In spite of the persecution, Sumate’s directors have received innumerable demonstrations of support, solidarity and confidence from all the country. Thousands of citizens have contacted the association and said “We trust you and you are not alone”. And for María Corina Machado, this support and her commitment with democracy is precisely what impels her to continue ahead in spite of all the obstacles…


* The National Endowment for Democracy (NED) is a private, nonprofit organization created in 1983 to strengthen democratic institutions around the world through nongovernmental efforts. With funds provided by the United States Congress, NED makes hundreds of grants each year for the support of groups in favor of democracy at worldwide levels, guided by the belief that freedom is a universal human aspiration that can be realized through the development of democratic institutions, procedures, and values.

* In Venezuela, laws are recent in electoral matters and permit financing international cooperation initiatives,such as the support granted by NED. This induced Súmate to request funds for an electoral education campaign related to the Recall Referendum, at national levels.
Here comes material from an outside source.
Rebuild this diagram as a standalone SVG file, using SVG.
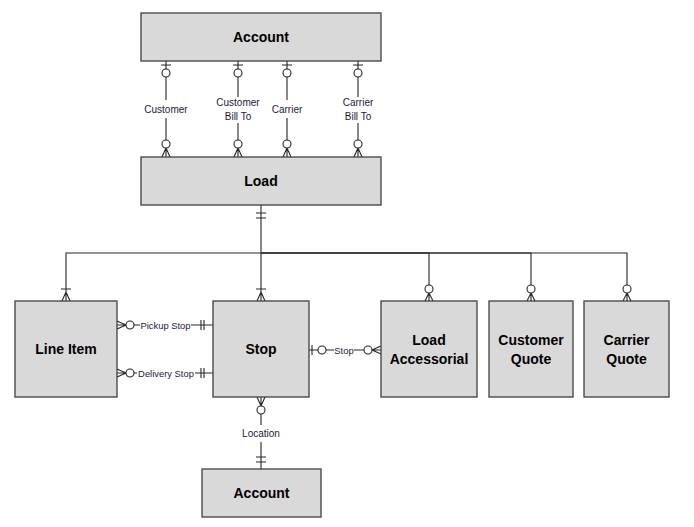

As a result of the NED’s grant, Súmate together with other organizations, trains voters in all Venezuela in all that involves electoral processes while stimulating their participation for the recall through a voting procedure.

* For this reason, the objects described by Súmate in the fund application process to the NED are aimed at: 1) developing a national network of independent volunteers with no political affiliation to work in the Recall Referendum and the elections; 2) strengthening non-government associations to work in different aspects of the referendum process; and 3) promoting popular support for the referenda.

* To pay for all these activities, Súmate received a total amount of $53,400 from the National Endowment for Democracy, discriminated as follows: 1) Travel expenses: $7,200; 2) Contractual Services: $24,760, and 3) other direct expenses: $21,440.

* The NED’s payment schedule for Súmate has progressively developed as follows: 1) $17,800 granted in September, 2003; 2) $13,350 in February, 2004, 3) $13,350 in May, 2004, and 4) the last payment of $8,900 to be paid next August for a total of $53,400.